RAW DATA |
•••••

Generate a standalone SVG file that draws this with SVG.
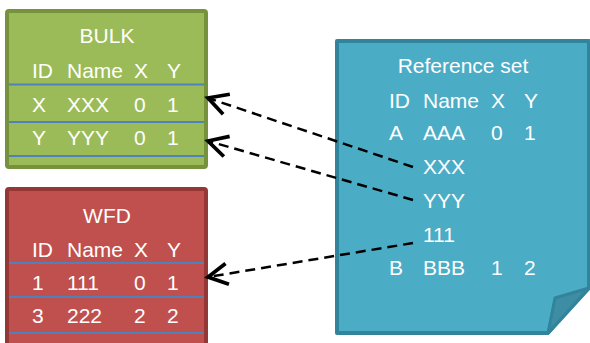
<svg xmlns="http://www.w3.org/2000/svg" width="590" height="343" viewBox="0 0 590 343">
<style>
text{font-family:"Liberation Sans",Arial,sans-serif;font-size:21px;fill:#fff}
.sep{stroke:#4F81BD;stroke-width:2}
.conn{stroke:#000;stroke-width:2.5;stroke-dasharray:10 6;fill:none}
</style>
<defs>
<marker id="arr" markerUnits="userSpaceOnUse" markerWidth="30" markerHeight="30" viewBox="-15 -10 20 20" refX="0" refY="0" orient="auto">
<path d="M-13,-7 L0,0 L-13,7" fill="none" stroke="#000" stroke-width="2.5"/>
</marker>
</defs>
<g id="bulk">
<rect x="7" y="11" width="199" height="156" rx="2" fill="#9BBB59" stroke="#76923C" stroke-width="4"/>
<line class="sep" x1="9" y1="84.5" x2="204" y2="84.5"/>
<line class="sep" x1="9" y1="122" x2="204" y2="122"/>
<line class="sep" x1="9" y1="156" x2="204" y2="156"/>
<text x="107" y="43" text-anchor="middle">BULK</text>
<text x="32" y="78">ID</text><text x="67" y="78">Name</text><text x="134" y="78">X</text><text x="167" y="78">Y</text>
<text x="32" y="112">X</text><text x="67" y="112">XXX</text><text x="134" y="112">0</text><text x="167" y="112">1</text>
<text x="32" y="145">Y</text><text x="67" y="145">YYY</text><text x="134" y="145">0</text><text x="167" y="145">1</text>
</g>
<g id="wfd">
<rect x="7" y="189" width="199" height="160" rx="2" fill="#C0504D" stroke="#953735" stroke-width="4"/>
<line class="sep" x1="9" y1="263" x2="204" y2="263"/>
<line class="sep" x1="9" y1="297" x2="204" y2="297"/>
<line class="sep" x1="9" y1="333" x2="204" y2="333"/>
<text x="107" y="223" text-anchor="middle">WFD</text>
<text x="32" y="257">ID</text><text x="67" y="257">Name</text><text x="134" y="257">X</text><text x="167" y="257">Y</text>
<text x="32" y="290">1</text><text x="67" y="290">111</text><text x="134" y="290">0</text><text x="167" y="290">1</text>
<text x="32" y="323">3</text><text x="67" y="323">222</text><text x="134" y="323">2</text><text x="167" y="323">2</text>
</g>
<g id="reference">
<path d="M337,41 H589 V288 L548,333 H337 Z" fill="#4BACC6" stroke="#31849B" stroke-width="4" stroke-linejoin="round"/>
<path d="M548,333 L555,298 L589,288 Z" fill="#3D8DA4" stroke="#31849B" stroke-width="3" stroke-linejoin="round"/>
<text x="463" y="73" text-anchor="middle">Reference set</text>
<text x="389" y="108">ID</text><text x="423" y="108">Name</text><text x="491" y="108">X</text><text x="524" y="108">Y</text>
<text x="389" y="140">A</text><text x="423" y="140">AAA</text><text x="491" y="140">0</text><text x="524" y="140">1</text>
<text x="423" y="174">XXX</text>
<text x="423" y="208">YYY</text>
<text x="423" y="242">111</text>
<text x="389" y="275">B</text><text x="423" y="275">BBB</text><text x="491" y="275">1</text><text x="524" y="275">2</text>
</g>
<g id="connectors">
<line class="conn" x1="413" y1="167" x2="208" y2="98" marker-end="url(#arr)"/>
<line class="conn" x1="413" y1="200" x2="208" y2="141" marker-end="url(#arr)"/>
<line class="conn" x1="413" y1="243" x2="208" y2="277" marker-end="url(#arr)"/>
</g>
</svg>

•••••

EXERCISE TASK | Exclude every picture and copy the remaining data exactly.

OUTPUT OF THE TASK |
Generate a standalone SVG file that draws this with SVG.
<svg xmlns="http://www.w3.org/2000/svg" width="590" height="343" viewBox="0 0 590 343">
<style>
text{font-family:"Liberation Sans",Arial,sans-serif;font-size:21px;fill:#fff}
.sep{stroke:#4F81BD;stroke-width:2}
.conn{stroke:#000;stroke-width:2.5;stroke-dasharray:10 6;fill:none}
</style>
<defs>
<marker id="arr" markerUnits="userSpaceOnUse" markerWidth="30" markerHeight="30" viewBox="-15 -10 20 20" refX="0" refY="0" orient="auto">
<path d="M-13,-7 L0,0 L-13,7" fill="none" stroke="#000" stroke-width="2.5"/>
</marker>
</defs>
<g id="bulk">
<rect x="7" y="11" width="199" height="156" rx="2" fill="#9BBB59" stroke="#76923C" stroke-width="4"/>
<line class="sep" x1="9" y1="84.5" x2="204" y2="84.5"/>
<line class="sep" x1="9" y1="122" x2="204" y2="122"/>
<line class="sep" x1="9" y1="156" x2="204" y2="156"/>
<text x="107" y="43" text-anchor="middle">BULK</text>
<text x="32" y="78">ID</text><text x="67" y="78">Name</text><text x="134" y="78">X</text><text x="167" y="78">Y</text>
<text x="32" y="112">X</text><text x="67" y="112">XXX</text><text x="134" y="112">0</text><text x="167" y="112">1</text>
<text x="32" y="145">Y</text><text x="67" y="145">YYY</text><text x="134" y="145">0</text><text x="167" y="145">1</text>
</g>
<g id="wfd">
<rect x="7" y="189" width="199" height="160" rx="2" fill="#C0504D" stroke="#953735" stroke-width="4"/>
<line class="sep" x1="9" y1="263" x2="204" y2="263"/>
<line class="sep" x1="9" y1="297" x2="204" y2="297"/>
<line class="sep" x1="9" y1="333" x2="204" y2="333"/>
<text x="107" y="223" text-anchor="middle">WFD</text>
<text x="32" y="257">ID</text><text x="67" y="257">Name</text><text x="134" y="257">X</text><text x="167" y="257">Y</text>
<text x="32" y="290">1</text><text x="67" y="290">111</text><text x="134" y="290">0</text><text x="167" y="290">1</text>
<text x="32" y="323">3</text><text x="67" y="323">222</text><text x="134" y="323">2</text><text x="167" y="323">2</text>
</g>
<g id="reference">
<path d="M337,41 H589 V288 L548,333 H337 Z" fill="#4BACC6" stroke="#31849B" stroke-width="4" stroke-linejoin="round"/>
<path d="M548,333 L555,298 L589,288 Z" fill="#3D8DA4" stroke="#31849B" stroke-width="3" stroke-linejoin="round"/>
<text x="463" y="73" text-anchor="middle">Reference set</text>
<text x="389" y="108">ID</text><text x="423" y="108">Name</text><text x="491" y="108">X</text><text x="524" y="108">Y</text>
<text x="389" y="140">A</text><text x="423" y="140">AAA</text><text x="491" y="140">0</text><text x="524" y="140">1</text>
<text x="423" y="174">XXX</text>
<text x="423" y="208">YYY</text>
<text x="423" y="242">111</text>
<text x="389" y="275">B</text><text x="423" y="275">BBB</text><text x="491" y="275">1</text><text x="524" y="275">2</text>
</g>
<g id="connectors">
<line class="conn" x1="413" y1="167" x2="208" y2="98" marker-end="url(#arr)"/>
<line class="conn" x1="413" y1="200" x2="208" y2="141" marker-end="url(#arr)"/>
<line class="conn" x1="413" y1="243" x2="208" y2="277" marker-end="url(#arr)"/>
</g>
</svg>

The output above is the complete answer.